* Begin DATA TO USE *

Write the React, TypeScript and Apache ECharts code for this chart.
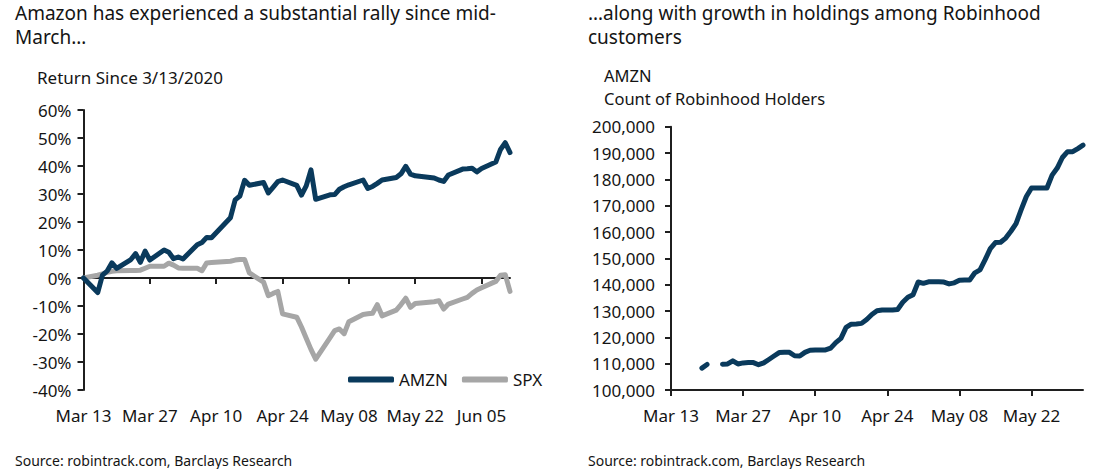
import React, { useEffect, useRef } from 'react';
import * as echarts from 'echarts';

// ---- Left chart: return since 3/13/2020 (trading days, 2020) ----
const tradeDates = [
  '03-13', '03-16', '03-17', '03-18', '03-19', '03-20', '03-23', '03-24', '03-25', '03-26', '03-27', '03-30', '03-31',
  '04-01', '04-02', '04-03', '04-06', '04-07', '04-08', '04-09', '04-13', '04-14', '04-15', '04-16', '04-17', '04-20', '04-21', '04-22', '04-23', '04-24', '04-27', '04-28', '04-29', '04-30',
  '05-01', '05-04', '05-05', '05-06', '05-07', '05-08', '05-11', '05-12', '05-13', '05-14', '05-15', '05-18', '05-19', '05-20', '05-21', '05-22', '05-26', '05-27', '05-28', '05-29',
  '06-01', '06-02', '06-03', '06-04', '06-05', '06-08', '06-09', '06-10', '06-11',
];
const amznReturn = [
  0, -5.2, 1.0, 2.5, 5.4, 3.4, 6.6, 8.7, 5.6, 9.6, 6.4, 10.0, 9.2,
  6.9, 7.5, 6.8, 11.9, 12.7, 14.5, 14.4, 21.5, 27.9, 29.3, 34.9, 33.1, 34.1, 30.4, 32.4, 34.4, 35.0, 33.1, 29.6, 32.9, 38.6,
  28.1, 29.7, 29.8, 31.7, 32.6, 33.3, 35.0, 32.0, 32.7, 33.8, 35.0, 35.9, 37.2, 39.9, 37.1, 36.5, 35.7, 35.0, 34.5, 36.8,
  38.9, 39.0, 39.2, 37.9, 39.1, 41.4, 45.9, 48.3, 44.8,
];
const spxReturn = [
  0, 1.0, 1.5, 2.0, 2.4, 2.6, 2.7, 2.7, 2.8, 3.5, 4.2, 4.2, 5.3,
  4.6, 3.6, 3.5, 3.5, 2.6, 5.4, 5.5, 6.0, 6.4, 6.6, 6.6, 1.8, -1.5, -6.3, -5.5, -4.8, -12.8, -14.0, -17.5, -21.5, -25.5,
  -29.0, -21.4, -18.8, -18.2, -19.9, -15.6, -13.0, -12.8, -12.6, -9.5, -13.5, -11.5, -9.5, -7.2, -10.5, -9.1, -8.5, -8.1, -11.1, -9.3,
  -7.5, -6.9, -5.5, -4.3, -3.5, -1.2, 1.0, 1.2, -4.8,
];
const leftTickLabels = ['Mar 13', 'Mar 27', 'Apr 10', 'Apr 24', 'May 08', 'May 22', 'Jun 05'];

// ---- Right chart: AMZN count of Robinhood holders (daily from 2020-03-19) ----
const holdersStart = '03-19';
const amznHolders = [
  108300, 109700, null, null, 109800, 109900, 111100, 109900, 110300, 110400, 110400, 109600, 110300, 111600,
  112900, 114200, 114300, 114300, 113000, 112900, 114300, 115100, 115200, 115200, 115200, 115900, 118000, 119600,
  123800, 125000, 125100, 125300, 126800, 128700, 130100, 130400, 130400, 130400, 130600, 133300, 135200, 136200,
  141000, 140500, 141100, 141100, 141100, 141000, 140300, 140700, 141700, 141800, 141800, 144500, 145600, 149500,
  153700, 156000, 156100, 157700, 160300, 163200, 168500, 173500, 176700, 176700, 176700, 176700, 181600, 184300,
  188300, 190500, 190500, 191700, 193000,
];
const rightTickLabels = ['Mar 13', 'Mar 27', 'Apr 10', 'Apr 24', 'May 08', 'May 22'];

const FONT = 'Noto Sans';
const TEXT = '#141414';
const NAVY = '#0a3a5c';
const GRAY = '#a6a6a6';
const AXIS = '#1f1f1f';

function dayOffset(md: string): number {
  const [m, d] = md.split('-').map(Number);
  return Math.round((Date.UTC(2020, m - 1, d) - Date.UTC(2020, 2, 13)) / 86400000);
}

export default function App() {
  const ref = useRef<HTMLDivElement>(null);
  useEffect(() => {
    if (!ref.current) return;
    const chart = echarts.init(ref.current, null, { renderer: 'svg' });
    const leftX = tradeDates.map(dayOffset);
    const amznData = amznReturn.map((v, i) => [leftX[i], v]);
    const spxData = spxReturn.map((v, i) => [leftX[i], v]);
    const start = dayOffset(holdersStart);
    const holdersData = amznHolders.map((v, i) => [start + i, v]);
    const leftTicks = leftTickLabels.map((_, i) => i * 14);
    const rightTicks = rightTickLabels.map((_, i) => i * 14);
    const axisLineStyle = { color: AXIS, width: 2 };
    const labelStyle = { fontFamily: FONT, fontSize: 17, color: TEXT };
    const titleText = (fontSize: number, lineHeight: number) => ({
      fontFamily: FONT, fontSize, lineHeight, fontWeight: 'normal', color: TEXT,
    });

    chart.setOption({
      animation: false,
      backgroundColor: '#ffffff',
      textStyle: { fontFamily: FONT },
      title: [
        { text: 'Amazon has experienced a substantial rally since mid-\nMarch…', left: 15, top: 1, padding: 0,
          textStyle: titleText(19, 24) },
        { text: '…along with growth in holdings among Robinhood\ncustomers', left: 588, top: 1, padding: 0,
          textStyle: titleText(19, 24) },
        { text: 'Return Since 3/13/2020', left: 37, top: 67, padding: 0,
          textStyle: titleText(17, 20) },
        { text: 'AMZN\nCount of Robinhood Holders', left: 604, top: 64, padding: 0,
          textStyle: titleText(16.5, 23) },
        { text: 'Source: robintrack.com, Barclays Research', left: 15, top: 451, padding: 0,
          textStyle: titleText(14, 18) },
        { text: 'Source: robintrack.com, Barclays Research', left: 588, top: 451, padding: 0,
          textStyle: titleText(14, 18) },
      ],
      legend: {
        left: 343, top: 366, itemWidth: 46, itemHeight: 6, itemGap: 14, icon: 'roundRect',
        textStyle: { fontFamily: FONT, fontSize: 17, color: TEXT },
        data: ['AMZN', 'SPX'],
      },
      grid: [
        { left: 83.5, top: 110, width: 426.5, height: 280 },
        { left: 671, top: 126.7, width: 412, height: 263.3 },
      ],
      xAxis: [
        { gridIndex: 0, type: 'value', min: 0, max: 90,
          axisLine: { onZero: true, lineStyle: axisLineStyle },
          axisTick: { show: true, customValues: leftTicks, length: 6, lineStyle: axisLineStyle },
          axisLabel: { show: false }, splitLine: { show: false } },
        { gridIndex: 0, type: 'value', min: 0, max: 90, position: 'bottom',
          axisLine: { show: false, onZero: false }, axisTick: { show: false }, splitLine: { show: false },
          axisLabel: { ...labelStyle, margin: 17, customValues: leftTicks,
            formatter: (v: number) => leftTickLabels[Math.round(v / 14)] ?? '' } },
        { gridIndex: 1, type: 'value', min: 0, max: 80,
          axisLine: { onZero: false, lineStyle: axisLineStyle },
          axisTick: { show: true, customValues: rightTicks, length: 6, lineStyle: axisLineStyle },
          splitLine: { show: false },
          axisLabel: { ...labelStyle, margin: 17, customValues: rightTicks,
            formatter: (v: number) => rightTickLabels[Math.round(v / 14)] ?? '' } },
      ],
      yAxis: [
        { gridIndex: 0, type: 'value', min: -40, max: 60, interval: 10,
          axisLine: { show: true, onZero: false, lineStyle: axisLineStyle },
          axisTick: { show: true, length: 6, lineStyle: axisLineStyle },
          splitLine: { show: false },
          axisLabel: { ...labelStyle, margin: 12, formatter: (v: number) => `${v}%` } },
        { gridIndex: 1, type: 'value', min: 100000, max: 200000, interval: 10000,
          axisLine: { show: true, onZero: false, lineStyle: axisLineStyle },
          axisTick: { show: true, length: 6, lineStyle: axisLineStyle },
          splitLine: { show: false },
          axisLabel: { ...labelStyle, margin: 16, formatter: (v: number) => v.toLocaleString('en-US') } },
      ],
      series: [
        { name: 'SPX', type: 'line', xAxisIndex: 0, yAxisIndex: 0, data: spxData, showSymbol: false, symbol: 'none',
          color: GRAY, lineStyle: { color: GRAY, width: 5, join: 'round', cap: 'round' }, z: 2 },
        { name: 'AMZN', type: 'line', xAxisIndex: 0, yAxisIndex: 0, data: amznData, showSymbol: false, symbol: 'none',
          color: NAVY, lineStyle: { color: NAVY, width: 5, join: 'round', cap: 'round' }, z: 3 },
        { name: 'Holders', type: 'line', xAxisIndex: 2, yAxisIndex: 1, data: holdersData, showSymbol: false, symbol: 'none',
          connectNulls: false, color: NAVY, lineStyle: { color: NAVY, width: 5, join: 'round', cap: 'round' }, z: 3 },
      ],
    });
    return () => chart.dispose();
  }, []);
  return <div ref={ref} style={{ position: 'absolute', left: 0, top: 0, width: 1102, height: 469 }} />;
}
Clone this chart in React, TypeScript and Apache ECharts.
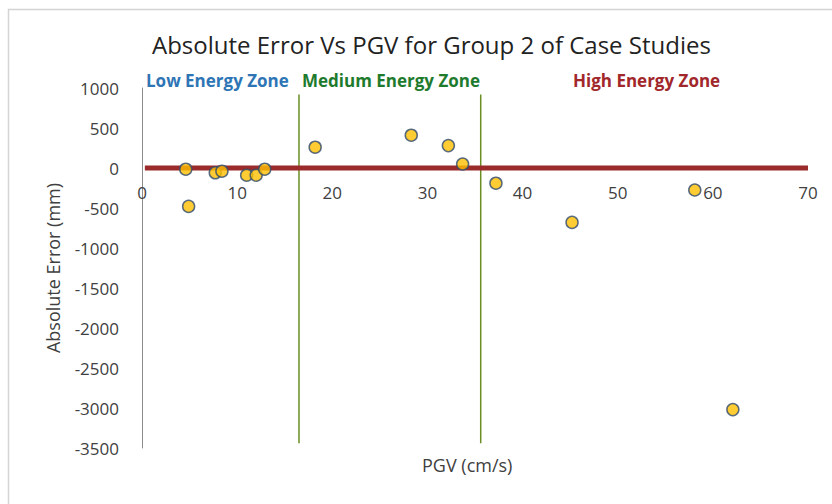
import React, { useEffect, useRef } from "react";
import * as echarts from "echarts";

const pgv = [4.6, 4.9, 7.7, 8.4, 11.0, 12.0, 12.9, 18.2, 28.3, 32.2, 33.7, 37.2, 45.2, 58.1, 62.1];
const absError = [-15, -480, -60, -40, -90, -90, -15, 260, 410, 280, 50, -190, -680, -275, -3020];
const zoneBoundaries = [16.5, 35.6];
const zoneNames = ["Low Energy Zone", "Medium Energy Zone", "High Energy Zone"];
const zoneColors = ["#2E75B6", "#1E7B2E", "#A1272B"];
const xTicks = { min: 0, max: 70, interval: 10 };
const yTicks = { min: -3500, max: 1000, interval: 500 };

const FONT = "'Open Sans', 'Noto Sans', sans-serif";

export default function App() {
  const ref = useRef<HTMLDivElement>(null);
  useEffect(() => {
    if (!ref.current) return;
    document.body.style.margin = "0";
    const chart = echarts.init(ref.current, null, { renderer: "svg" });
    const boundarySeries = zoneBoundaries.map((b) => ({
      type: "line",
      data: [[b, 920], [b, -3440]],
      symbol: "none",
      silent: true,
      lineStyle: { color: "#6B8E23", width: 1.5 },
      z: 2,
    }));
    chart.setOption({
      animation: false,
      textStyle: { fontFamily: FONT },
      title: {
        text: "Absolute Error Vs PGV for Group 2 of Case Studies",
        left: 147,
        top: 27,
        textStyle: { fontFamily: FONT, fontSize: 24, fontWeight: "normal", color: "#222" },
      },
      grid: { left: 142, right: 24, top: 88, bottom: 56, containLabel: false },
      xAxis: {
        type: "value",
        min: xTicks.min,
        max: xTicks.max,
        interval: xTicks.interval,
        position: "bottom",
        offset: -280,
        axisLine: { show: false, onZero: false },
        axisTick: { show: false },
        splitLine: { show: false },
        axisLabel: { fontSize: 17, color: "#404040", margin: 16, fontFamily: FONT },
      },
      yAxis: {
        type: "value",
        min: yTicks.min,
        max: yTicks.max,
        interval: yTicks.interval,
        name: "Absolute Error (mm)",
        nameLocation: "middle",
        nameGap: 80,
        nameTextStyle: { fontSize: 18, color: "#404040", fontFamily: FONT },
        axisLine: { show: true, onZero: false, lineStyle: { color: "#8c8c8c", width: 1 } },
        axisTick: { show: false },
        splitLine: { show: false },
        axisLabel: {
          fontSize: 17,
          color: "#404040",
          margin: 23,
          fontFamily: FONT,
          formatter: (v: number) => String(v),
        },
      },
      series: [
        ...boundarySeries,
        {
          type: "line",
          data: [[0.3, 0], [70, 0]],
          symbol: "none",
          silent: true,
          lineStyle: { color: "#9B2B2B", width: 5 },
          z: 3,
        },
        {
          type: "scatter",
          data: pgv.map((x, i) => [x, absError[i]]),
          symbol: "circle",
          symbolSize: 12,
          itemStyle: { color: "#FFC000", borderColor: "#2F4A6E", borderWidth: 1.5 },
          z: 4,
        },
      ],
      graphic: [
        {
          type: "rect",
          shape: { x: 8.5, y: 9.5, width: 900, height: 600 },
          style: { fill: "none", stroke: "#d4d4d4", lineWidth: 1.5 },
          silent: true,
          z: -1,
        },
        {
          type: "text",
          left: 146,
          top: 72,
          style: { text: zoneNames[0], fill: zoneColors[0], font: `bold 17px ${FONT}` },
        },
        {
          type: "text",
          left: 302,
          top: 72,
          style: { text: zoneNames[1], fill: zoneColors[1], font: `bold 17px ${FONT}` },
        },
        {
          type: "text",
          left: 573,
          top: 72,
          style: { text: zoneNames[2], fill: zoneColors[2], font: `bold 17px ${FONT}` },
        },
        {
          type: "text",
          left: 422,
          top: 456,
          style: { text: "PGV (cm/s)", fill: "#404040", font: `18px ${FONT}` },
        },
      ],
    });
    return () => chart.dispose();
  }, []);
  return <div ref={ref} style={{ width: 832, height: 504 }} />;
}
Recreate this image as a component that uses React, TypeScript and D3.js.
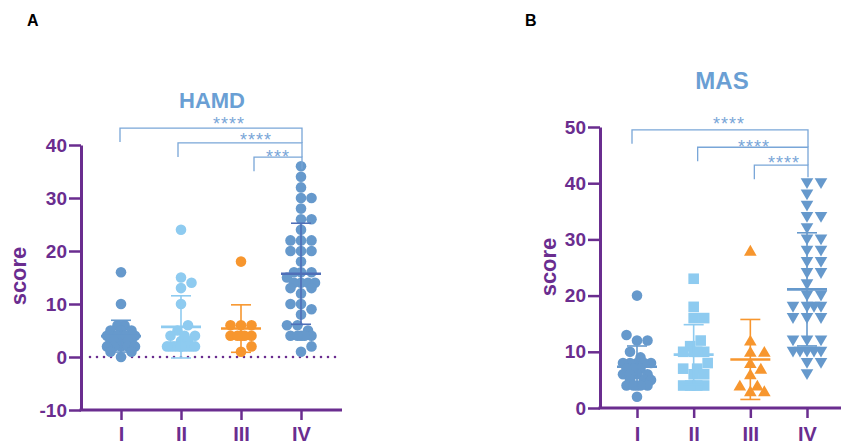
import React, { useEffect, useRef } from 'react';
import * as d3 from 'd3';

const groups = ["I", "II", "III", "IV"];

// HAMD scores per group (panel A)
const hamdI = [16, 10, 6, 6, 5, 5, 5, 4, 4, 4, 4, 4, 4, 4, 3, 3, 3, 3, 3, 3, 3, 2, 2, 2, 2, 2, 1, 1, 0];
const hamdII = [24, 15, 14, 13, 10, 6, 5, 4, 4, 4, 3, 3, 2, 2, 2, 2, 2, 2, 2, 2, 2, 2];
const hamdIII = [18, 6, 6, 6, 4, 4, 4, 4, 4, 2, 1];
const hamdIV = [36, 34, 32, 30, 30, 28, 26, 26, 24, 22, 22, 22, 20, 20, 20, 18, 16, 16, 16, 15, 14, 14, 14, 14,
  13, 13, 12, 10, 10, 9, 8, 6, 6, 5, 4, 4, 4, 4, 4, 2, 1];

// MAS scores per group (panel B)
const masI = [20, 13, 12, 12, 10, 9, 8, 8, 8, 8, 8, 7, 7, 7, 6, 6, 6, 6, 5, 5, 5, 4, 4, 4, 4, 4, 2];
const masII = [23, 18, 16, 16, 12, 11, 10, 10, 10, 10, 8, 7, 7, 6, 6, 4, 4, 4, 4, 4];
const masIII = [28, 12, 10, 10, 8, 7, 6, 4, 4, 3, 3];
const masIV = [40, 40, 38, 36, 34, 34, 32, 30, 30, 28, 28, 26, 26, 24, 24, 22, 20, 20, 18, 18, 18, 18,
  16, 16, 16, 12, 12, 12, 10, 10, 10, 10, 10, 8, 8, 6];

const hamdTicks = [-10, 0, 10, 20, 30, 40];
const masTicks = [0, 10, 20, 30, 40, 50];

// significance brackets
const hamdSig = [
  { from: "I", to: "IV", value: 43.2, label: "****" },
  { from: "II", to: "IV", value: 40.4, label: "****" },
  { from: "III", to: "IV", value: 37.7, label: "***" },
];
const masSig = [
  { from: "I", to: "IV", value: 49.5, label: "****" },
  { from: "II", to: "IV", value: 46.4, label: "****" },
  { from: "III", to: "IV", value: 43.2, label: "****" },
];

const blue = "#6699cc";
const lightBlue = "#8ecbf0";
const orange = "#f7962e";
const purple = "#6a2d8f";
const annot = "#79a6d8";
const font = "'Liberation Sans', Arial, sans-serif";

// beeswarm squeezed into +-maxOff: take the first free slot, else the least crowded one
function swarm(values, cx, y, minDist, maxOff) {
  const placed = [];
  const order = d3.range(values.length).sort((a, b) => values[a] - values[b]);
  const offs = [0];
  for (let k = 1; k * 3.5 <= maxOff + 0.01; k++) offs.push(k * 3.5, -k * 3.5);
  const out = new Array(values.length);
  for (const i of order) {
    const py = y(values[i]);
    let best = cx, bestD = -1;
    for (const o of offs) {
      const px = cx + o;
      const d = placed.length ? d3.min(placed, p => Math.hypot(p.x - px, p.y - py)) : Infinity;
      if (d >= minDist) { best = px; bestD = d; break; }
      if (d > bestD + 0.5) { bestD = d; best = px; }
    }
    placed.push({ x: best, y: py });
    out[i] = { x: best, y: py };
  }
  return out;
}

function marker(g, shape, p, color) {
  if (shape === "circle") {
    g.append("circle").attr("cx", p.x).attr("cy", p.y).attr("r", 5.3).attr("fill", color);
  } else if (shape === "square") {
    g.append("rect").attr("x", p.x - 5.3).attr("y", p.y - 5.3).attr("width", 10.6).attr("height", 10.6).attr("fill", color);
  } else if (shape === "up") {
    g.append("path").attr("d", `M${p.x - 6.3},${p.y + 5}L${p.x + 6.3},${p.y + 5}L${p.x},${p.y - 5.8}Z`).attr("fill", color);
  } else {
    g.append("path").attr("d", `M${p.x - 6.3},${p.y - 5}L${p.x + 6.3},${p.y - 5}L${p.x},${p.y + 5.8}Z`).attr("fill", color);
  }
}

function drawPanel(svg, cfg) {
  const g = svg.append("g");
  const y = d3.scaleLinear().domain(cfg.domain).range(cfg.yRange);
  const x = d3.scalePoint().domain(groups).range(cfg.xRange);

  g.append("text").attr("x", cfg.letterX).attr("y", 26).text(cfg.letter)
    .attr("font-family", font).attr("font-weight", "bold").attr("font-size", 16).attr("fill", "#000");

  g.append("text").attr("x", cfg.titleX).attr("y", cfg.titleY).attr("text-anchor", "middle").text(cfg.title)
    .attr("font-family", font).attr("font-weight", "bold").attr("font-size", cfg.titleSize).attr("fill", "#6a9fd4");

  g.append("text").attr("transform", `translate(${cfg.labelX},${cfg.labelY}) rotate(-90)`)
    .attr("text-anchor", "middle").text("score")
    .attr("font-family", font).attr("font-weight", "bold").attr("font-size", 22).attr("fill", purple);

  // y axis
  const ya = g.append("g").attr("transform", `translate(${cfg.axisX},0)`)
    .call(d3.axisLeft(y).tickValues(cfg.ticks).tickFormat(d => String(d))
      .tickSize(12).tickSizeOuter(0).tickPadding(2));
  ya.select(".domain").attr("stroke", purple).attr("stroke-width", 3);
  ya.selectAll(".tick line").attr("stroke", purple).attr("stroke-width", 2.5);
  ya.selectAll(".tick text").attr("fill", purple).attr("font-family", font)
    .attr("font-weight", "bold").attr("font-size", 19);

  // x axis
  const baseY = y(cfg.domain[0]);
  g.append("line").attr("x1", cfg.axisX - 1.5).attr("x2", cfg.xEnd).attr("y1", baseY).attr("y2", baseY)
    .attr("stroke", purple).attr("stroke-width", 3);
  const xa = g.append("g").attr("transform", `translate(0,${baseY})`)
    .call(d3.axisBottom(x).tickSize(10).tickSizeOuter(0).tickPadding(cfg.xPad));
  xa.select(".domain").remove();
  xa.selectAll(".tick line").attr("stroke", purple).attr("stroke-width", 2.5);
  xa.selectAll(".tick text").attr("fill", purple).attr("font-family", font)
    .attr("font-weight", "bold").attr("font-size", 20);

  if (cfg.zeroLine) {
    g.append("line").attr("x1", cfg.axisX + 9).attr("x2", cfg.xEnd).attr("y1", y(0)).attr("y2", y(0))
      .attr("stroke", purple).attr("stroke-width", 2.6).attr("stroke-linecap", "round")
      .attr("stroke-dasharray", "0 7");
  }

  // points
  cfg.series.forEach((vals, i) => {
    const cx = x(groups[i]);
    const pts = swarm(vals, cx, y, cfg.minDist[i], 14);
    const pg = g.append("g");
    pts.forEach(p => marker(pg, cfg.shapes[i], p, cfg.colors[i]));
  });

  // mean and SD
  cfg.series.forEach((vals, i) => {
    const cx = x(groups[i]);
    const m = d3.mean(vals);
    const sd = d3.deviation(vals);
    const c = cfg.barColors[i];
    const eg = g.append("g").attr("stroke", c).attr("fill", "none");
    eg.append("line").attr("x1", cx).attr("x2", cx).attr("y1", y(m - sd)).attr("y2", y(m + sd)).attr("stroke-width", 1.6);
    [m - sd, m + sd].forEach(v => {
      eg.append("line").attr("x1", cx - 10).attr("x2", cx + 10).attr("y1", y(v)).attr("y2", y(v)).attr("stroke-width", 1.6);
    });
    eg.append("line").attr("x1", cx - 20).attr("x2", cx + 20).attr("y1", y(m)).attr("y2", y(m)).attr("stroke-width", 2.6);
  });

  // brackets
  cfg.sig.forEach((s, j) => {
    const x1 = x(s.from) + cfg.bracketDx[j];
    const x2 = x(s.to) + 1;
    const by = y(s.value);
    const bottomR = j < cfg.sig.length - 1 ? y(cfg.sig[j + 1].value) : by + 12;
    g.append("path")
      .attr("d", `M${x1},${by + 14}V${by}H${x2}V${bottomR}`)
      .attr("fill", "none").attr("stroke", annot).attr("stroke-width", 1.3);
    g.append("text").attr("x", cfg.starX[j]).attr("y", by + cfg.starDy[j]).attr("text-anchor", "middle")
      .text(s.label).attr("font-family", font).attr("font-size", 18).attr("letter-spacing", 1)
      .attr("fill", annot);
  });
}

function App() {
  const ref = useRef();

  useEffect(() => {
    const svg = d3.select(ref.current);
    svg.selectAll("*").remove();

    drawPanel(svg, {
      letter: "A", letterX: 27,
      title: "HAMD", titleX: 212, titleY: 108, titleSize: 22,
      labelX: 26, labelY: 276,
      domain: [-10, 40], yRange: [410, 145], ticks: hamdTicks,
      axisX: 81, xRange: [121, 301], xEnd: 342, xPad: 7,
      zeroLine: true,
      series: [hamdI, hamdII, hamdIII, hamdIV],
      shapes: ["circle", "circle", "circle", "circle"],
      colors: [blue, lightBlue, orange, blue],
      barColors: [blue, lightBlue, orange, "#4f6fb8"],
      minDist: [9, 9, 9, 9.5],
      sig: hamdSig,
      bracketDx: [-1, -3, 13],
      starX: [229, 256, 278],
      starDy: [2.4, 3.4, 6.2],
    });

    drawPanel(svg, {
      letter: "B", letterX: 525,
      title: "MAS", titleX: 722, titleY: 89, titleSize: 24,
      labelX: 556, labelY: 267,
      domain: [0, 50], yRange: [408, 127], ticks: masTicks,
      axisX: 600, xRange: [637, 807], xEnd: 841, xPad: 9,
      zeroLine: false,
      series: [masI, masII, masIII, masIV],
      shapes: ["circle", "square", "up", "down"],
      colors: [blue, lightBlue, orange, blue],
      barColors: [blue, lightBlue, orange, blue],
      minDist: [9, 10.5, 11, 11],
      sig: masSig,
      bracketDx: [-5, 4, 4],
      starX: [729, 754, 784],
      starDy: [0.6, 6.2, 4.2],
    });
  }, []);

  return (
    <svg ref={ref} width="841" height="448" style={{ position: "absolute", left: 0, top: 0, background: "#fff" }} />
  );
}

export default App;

* End DATA TO USE *

* EXERCISE
From the data above, gather every line that includes the word "React".

* FINAL ANSWER
Write the React, TypeScript and Apache ECharts code for this chart.
import React, { useEffect, useRef } from 'react';
Clone this chart in React, TypeScript and Apache ECharts.
import React, { useEffect, useRef } from "react";
Recreate this image as a component that uses React, TypeScript and D3.js.
import React, { useEffect, useRef } from 'react';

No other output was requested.